Term first used in 1941 by the Belgian critic Paul Fierens to describe the style of painting of an informal group of artists active in and around Brussels (Brabant province), c. 1910–23. Its founder-members included Fernand Schirren, Louis Thévenet, Willem Paerels (1878–1962), Charles Dehoy and Auguste Oleffe, who had already been grouped together in Le Labeur art society, founded in 1898. When, in 1906, Oleffe moved to Auderghem, his house became an established meeting-place, and Edgard Tytgat, Jean Brusselmans, Anne-Pierre de Kat (1881–1968) and the most prominent member of the group Rik Wouters became associated.

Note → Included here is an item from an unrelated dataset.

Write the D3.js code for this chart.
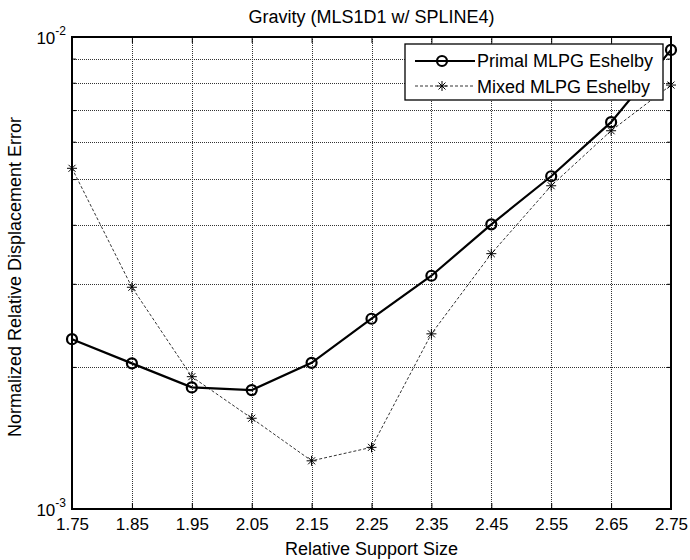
<!DOCTYPE html>
<html>
<head>
<meta charset="utf-8">
<script src="https://cdn.jsdelivr.net/npm/d3@7"></script>
<style>
  body { margin: 0; background: #fff; }
  text { font-family: "Liberation Sans", Arial, sans-serif; fill: #000; }
</style>
</head>
<body>
<svg id="chart" width="690" height="560"></svg>
<script>
// data
const supportSize = [1.75, 1.85, 1.95, 2.05, 2.15, 2.25, 2.35, 2.45, 2.55, 2.65, 2.75];
const primalErr = [2.29e-3, 2.035e-3, 1.81e-3, 1.786e-3, 2.04e-3, 2.53e-3, 3.12e-3, 4.01e-3, 5.07e-3, 6.6e-3, 9.39e-3];
const mixedErr = [5.27e-3, 2.95e-3, 1.907e-3, 1.557e-3, 1.265e-3, 1.351e-3, 2.35e-3, 3.475e-3, 4.84e-3, 6.33e-3, 7.91e-3];
const xTicks = [1.75, 1.85, 1.95, 2.05, 2.15, 2.25, 2.35, 2.45, 2.55, 2.65, 2.75];
const yMinor = [2e-3, 3e-3, 4e-3, 5e-3, 6e-3, 7e-3, 8e-3, 9e-3];
const seriesNames = ["Primal MLPG Eshelby", "Mixed MLPG Eshelby"];

let svg = d3.select("#chart");
let pLeft = 72, pRight = 671, pTop = 37, pBottom = 509;

let x = d3.scaleLinear().domain([1.75, 2.75]).range([pLeft, pRight]);
let y = d3.scaleLog().domain([1e-3, 1e-2]).range([pBottom, pTop]);

// grid
let grid = svg.append("g").attr("stroke", "#333").attr("stroke-width", 1)
  .attr("stroke-dasharray", "1,1").attr("shape-rendering", "crispEdges");
grid.selectAll(".vg").data(xTicks.slice(1, -1)).enter().append("line")
  .attr("x1", d => Math.round(x(d)) + 0.5).attr("x2", d => Math.round(x(d)) + 0.5)
  .attr("y1", pTop).attr("y2", pBottom);
grid.selectAll(".hg").data(yMinor).enter().append("line")
  .attr("x1", pLeft).attr("x2", pRight)
  .attr("y1", d => Math.round(y(d)) + 0.5).attr("y2", d => Math.round(y(d)) + 0.5);

// axes (ticks pointing inward on all sides)
let xBottom = d3.axisBottom(x).tickValues(xTicks).tickSize(-6).tickPadding(9).tickFormat(d3.format(".2f"));
let xTop = d3.axisTop(x).tickValues(xTicks).tickSize(-6).tickFormat("");
let yLeft = d3.axisLeft(y).tickValues(yMinor).tickSize(-4).tickFormat("");
let yRight = d3.axisRight(y).tickValues(yMinor).tickSize(-4).tickFormat("");

function styleAxis(g) {
  g.select(".domain").remove();
  g.selectAll("line").attr("stroke", "#000");
  g.selectAll("text").attr("font-size", 17).attr("font-family", "Liberation Sans, Arial, sans-serif");
}
svg.append("g").attr("transform", `translate(0,${pBottom})`).call(xBottom).call(styleAxis);
svg.append("g").attr("transform", `translate(0,${pTop})`).call(xTop).call(styleAxis);
svg.append("g").attr("transform", `translate(${pLeft},0)`).call(yLeft).call(styleAxis);
svg.append("g").attr("transform", `translate(${pRight},0)`).call(yRight).call(styleAxis);

// decade labels 10^-2 / 10^-3
[1e-2, 1e-3].forEach(function(d) {
  let t = svg.append("text").attr("x", pLeft - 6).attr("y", y(d) + 7)
    .attr("text-anchor", "end").attr("font-size", 17);
  t.append("tspan").text("10");
  t.append("tspan").attr("dy", -9).attr("font-size", 12).text(Math.log10(d));
});

svg.append("rect").attr("x", pLeft).attr("y", pTop).attr("width", pRight - pLeft).attr("height", pBottom - pTop)
  .attr("fill", "none").attr("stroke", "#000").attr("stroke-width", 2);

// lines
let line = d3.line().x(d => x(d[0])).y(d => y(d[1]));
let primal = supportSize.map((s, i) => [s, primalErr[i]]);
let mixed = supportSize.map((s, i) => [s, mixedErr[i]]);

svg.append("path").datum(mixed).attr("d", line).attr("fill", "none")
  .attr("stroke", "#000").attr("stroke-width", 0.8).attr("stroke-dasharray", "3,2");
svg.append("path").datum(primal).attr("d", line).attr("fill", "none")
  .attr("stroke", "#000").attr("stroke-width", 2.2);

function star(g, cx, cy, r) {
  let p = "M" + (cx - r) + "," + cy + "H" + (cx + r) +
    "M" + cx + "," + (cy - r) + "V" + (cy + r) +
    "M" + (cx - r * 0.7) + "," + (cy - r * 0.7) + "L" + (cx + r * 0.7) + "," + (cy + r * 0.7) +
    "M" + (cx - r * 0.7) + "," + (cy + r * 0.7) + "L" + (cx + r * 0.7) + "," + (cy - r * 0.7);
  g.append("path").attr("d", p).attr("stroke", "#000").attr("stroke-width", 1).attr("fill", "none");
}

let starG = svg.append("g");
mixed.forEach(d => star(starG, x(d[0]), y(d[1]), 5));

svg.append("g").selectAll("circle").data(primal).enter().append("circle")
  .attr("cx", d => x(d[0])).attr("cy", d => y(d[1])).attr("r", 5)
  .attr("fill", "none").attr("stroke", "#000").attr("stroke-width", 2.2);

// legend
let leg = svg.append("g");
leg.append("rect").attr("x", 405).attr("y", 44).attr("width", 258).attr("height", 56)
  .attr("fill", "#fff").attr("stroke", "#000").attr("stroke-width", 1.3);
leg.append("line").attr("x1", 415).attr("x2", 475).attr("y1", 61).attr("y2", 61)
  .attr("stroke", "#000").attr("stroke-width", 2.2);
leg.append("circle").attr("cx", 442).attr("cy", 61).attr("r", 5)
  .attr("fill", "none").attr("stroke", "#000").attr("stroke-width", 2.2);
leg.append("line").attr("x1", 415).attr("x2", 475).attr("y1", 86).attr("y2", 86)
  .attr("stroke", "#000").attr("stroke-width", 0.8).attr("stroke-dasharray", "3,2");
star(leg, 442, 86, 5);
leg.selectAll(".lt").data(seriesNames).enter().append("text")
  .attr("x", 477).attr("y", (d, i) => 67 + i * 26).attr("font-size", 18).text(d => d);

// titles
svg.append("text").attr("x", (pLeft + pRight) / 2).attr("y", 23).attr("text-anchor", "middle")
  .attr("font-size", 18).text("Gravity (MLS1D1 w/ SPLINE4)");
svg.append("text").attr("x", (pLeft + pRight) / 2).attr("y", 555).attr("text-anchor", "middle")
  .attr("font-size", 18).text("Relative Support Size");
svg.append("text").attr("transform", `translate(21,${(pTop + pBottom) / 2 + 4}) rotate(-90)`)
  .attr("text-anchor", "middle").attr("font-size", 18).text("Normalized Relative Displacement Error");
</script>
</body>
</html>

The first exhibition of the work of those who were later called the Brabant Fauvists was held at the Galerie Giroux in Brussels in 1912. Inspired by a variety of directions within Impressionism, the group rejected Symbolism and was heavily influenced by James Ensor. They sought to express themselves through a clear visual language, with pure glowing colours and precise composition. They chose simple subjects, such as still-lifes, harmonious landscapes and scenes from everyday life executed in a painterly manner with spontaneous, expressive brushstrokes, for example Wouters’s Woman Ironing (1912; Antwerp, Kon. Mus. S. Kst.) and Schirren’s Woman at the Piano (1915–17; Brussels, Mus. A. Mod.).

 


Anne-Pierre de Kat. The breakfast. 1913.

Important work of de Kat in which he represents the style of the Brabant Fauve painters.